**INSTRUCTION**
Transcribe the whole listing without a single picture.

* BEGIN *

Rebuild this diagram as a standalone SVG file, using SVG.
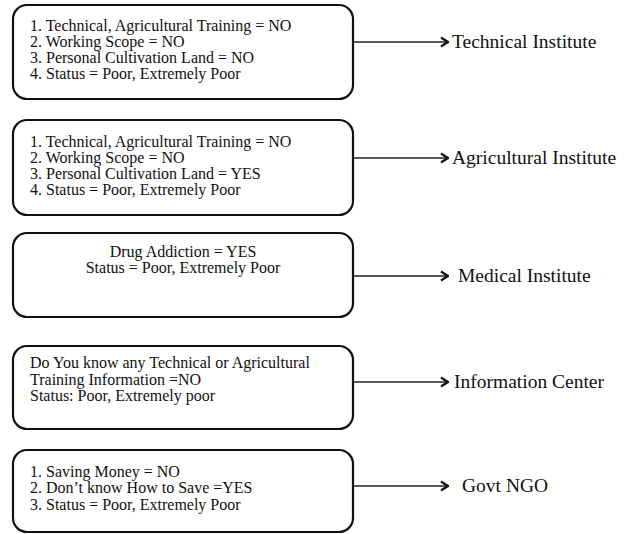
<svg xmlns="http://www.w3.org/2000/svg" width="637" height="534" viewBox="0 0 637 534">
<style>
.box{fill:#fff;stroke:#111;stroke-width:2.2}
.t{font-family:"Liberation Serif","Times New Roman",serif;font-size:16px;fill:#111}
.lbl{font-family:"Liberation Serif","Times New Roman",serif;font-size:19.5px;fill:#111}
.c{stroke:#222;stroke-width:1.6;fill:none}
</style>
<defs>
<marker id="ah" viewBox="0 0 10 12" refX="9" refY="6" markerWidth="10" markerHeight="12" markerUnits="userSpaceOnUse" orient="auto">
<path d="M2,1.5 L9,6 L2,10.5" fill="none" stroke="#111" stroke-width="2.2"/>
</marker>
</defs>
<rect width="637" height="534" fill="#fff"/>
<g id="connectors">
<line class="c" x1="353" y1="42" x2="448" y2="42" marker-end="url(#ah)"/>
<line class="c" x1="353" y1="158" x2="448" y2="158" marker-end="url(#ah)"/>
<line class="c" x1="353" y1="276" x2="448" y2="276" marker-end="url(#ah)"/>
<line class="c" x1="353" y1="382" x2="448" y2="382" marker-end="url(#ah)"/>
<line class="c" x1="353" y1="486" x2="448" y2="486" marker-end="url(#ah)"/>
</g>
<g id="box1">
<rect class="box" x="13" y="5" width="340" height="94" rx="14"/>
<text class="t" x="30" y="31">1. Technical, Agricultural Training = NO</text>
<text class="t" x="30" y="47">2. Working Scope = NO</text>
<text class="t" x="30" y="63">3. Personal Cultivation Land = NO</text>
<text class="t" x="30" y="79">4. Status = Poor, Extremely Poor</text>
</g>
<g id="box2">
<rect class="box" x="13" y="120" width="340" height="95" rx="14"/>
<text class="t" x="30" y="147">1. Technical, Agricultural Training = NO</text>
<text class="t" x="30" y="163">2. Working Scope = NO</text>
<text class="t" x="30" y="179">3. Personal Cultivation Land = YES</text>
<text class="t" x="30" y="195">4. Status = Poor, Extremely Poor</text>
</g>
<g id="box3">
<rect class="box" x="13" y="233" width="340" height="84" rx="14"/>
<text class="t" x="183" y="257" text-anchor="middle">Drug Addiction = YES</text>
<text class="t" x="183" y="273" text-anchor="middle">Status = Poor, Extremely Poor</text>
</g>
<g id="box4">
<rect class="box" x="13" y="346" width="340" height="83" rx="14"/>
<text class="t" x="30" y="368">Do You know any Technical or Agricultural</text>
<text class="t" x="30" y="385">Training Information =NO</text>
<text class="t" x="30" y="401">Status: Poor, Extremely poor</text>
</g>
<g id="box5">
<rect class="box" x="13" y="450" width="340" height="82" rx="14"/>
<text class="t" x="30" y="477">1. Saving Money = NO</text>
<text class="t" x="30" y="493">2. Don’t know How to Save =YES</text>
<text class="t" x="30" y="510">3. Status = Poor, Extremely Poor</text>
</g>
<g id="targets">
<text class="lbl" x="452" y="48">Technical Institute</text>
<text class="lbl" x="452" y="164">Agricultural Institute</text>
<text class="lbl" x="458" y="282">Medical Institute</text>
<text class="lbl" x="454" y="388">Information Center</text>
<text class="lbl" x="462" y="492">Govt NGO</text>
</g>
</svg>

* END *

**WRITTEN ANSWER**
Rebuild this diagram as a standalone SVG file, using SVG.
<svg xmlns="http://www.w3.org/2000/svg" width="637" height="534" viewBox="0 0 637 534">
<style>
.box{fill:#fff;stroke:#111;stroke-width:2.2}
.t{font-family:"Liberation Serif","Times New Roman",serif;font-size:16px;fill:#111}
.lbl{font-family:"Liberation Serif","Times New Roman",serif;font-size:19.5px;fill:#111}
.c{stroke:#222;stroke-width:1.6;fill:none}
</style>
<defs>
<marker id="ah" viewBox="0 0 10 12" refX="9" refY="6" markerWidth="10" markerHeight="12" markerUnits="userSpaceOnUse" orient="auto">
<path d="M2,1.5 L9,6 L2,10.5" fill="none" stroke="#111" stroke-width="2.2"/>
</marker>
</defs>
<rect width="637" height="534" fill="#fff"/>
<g id="connectors">
<line class="c" x1="353" y1="42" x2="448" y2="42" marker-end="url(#ah)"/>
<line class="c" x1="353" y1="158" x2="448" y2="158" marker-end="url(#ah)"/>
<line class="c" x1="353" y1="276" x2="448" y2="276" marker-end="url(#ah)"/>
<line class="c" x1="353" y1="382" x2="448" y2="382" marker-end="url(#ah)"/>
<line class="c" x1="353" y1="486" x2="448" y2="486" marker-end="url(#ah)"/>
</g>
<g id="box1">
<rect class="box" x="13" y="5" width="340" height="94" rx="14"/>
<text class="t" x="30" y="31">1. Technical, Agricultural Training = NO</text>
<text class="t" x="30" y="47">2. Working Scope = NO</text>
<text class="t" x="30" y="63">3. Personal Cultivation Land = NO</text>
<text class="t" x="30" y="79">4. Status = Poor, Extremely Poor</text>
</g>
<g id="box2">
<rect class="box" x="13" y="120" width="340" height="95" rx="14"/>
<text class="t" x="30" y="147">1. Technical, Agricultural Training = NO</text>
<text class="t" x="30" y="163">2. Working Scope = NO</text>
<text class="t" x="30" y="179">3. Personal Cultivation Land = YES</text>
<text class="t" x="30" y="195">4. Status = Poor, Extremely Poor</text>
</g>
<g id="box3">
<rect class="box" x="13" y="233" width="340" height="84" rx="14"/>
<text class="t" x="183" y="257" text-anchor="middle">Drug Addiction = YES</text>
<text class="t" x="183" y="273" text-anchor="middle">Status = Poor, Extremely Poor</text>
</g>
<g id="box4">
<rect class="box" x="13" y="346" width="340" height="83" rx="14"/>
<text class="t" x="30" y="368">Do You know any Technical or Agricultural</text>
<text class="t" x="30" y="385">Training Information =NO</text>
<text class="t" x="30" y="401">Status: Poor, Extremely poor</text>
</g>
<g id="box5">
<rect class="box" x="13" y="450" width="340" height="82" rx="14"/>
<text class="t" x="30" y="477">1. Saving Money = NO</text>
<text class="t" x="30" y="493">2. Don’t know How to Save =YES</text>
<text class="t" x="30" y="510">3. Status = Poor, Extremely Poor</text>
</g>
<g id="targets">
<text class="lbl" x="452" y="48">Technical Institute</text>
<text class="lbl" x="452" y="164">Agricultural Institute</text>
<text class="lbl" x="458" y="282">Medical Institute</text>
<text class="lbl" x="454" y="388">Information Center</text>
<text class="lbl" x="462" y="492">Govt NGO</text>
</g>
</svg>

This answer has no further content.